[Do this]: Repeat exactly the lines from the line with "What React, TypeScript" to the line with "Chart.register(...registerables);", including both, and leave out any pictures.

[Provided data]:
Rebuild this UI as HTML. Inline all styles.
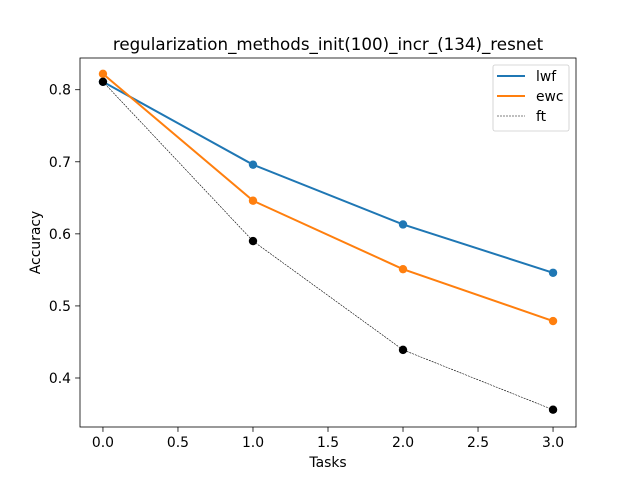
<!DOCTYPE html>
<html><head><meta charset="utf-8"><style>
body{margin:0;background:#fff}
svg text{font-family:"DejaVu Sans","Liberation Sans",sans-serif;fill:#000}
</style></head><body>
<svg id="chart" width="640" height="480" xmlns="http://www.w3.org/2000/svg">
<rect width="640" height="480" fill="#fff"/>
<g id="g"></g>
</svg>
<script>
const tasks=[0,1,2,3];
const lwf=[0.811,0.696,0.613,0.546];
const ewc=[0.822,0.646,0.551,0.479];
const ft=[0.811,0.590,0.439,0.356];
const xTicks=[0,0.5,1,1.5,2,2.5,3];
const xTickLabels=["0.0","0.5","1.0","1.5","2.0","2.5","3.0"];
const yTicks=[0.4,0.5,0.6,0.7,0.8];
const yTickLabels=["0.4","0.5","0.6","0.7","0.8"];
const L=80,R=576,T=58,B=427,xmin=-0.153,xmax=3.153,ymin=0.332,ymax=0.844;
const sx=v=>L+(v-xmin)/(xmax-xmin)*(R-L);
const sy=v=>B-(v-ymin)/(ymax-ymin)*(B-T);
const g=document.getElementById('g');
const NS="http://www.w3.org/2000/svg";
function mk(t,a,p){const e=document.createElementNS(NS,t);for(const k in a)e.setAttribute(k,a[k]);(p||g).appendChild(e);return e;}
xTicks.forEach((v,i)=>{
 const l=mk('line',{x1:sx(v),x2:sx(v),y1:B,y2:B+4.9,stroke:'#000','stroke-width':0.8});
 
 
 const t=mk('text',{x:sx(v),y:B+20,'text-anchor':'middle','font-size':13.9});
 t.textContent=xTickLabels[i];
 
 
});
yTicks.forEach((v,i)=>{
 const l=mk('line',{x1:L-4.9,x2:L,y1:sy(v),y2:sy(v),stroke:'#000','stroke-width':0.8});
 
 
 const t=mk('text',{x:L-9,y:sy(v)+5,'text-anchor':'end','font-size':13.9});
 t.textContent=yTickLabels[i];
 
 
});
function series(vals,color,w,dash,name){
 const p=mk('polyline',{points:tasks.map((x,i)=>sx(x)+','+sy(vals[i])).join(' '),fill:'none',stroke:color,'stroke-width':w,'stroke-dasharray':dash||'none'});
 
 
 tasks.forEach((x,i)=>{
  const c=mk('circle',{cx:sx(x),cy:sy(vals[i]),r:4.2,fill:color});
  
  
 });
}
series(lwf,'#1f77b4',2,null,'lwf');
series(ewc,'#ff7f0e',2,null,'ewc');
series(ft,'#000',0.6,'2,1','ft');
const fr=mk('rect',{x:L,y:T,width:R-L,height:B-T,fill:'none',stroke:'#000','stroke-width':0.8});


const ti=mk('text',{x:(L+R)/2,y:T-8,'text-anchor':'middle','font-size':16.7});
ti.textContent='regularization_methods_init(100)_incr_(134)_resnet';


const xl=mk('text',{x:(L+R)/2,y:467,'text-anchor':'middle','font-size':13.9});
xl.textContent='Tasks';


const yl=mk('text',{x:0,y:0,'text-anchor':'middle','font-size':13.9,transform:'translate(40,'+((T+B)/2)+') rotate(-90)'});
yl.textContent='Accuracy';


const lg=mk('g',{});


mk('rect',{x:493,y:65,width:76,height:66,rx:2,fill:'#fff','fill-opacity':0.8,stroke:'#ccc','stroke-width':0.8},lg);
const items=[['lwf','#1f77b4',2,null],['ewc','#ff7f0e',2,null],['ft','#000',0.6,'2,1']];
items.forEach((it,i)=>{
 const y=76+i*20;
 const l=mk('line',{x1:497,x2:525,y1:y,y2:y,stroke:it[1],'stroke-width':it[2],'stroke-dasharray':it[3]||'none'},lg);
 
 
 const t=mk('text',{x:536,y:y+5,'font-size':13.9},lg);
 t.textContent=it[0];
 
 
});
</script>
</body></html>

* * *

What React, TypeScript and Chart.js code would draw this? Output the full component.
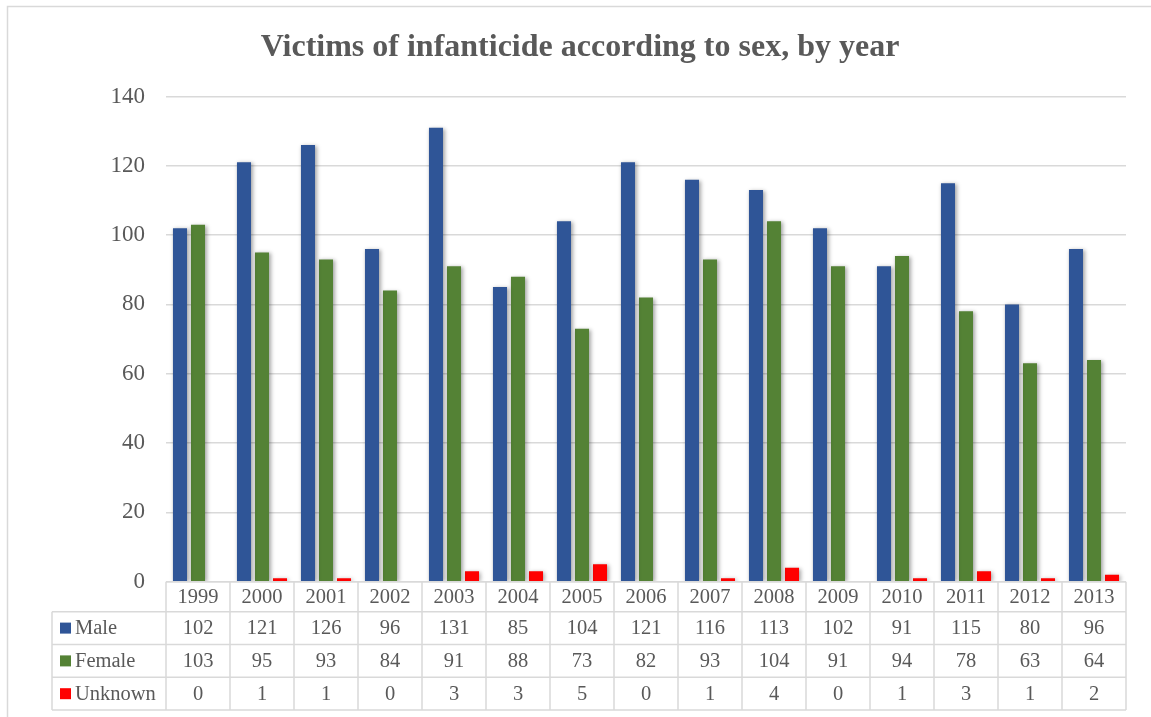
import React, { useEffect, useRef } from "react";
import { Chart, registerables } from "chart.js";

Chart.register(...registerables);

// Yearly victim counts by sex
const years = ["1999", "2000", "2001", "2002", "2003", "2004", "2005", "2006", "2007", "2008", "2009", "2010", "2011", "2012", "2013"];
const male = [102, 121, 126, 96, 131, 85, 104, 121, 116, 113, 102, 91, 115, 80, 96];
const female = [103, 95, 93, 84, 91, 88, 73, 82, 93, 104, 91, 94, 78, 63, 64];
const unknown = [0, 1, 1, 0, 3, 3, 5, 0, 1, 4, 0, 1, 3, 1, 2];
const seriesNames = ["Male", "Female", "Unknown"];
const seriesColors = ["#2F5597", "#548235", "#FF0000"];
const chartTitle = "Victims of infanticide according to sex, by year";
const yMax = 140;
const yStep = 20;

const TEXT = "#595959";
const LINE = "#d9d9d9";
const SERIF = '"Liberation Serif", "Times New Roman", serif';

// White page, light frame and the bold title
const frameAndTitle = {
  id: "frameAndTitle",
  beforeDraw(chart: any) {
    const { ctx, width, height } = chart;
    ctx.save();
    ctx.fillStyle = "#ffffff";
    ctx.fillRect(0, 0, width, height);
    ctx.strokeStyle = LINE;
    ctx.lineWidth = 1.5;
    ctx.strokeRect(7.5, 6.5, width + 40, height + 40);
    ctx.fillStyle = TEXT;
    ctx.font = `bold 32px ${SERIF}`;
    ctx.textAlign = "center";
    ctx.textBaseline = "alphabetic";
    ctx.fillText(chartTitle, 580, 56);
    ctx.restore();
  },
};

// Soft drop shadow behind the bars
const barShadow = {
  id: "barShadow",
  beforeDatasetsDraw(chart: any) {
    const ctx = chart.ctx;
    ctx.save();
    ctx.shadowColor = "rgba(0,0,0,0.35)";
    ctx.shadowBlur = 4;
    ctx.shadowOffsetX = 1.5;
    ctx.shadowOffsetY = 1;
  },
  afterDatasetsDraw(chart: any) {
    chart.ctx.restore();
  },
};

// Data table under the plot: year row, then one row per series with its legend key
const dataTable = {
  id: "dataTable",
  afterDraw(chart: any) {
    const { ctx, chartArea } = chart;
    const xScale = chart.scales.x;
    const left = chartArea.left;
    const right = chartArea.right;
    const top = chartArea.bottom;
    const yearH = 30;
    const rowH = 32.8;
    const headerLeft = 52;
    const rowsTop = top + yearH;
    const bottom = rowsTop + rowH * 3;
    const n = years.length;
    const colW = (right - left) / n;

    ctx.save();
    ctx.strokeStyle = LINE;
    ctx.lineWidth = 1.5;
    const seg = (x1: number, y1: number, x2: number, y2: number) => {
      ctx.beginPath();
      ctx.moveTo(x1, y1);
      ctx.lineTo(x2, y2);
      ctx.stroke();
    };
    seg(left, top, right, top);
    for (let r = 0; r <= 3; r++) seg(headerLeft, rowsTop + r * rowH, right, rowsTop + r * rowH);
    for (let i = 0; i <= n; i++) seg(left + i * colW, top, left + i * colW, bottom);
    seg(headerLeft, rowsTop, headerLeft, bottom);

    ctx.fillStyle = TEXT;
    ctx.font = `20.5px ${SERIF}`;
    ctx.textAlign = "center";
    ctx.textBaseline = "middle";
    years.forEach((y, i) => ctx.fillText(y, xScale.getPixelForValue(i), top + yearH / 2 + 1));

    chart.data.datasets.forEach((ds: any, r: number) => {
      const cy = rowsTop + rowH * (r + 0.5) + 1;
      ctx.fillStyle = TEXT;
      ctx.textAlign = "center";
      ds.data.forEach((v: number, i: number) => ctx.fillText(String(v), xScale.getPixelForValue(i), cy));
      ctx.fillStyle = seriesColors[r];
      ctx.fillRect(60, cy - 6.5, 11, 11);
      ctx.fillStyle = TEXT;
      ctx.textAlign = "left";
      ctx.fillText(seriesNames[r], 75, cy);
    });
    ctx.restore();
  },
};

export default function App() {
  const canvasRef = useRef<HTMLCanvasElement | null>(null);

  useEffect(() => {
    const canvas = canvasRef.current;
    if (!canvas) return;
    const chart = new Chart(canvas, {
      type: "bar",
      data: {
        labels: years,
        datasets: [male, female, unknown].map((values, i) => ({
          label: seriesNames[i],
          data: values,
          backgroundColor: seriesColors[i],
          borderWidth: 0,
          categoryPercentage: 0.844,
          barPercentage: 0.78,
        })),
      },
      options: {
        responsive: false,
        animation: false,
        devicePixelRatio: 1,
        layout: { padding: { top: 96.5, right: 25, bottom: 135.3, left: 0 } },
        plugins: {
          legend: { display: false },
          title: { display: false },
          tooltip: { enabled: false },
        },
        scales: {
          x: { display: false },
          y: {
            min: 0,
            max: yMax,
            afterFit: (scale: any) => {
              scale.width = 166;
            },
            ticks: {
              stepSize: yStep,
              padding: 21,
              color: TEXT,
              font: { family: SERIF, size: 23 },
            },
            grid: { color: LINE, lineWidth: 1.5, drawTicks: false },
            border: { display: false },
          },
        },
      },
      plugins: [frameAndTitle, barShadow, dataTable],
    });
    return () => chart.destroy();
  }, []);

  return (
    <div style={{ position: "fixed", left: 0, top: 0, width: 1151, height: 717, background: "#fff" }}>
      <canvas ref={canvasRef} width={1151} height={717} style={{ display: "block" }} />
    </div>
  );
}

[Written solution]:
What React, TypeScript and Chart.js code would draw this? Output the full component.
import React, { useEffect, useRef } from "react";
import { Chart, registerables } from "chart.js";

Chart.register(...registerables);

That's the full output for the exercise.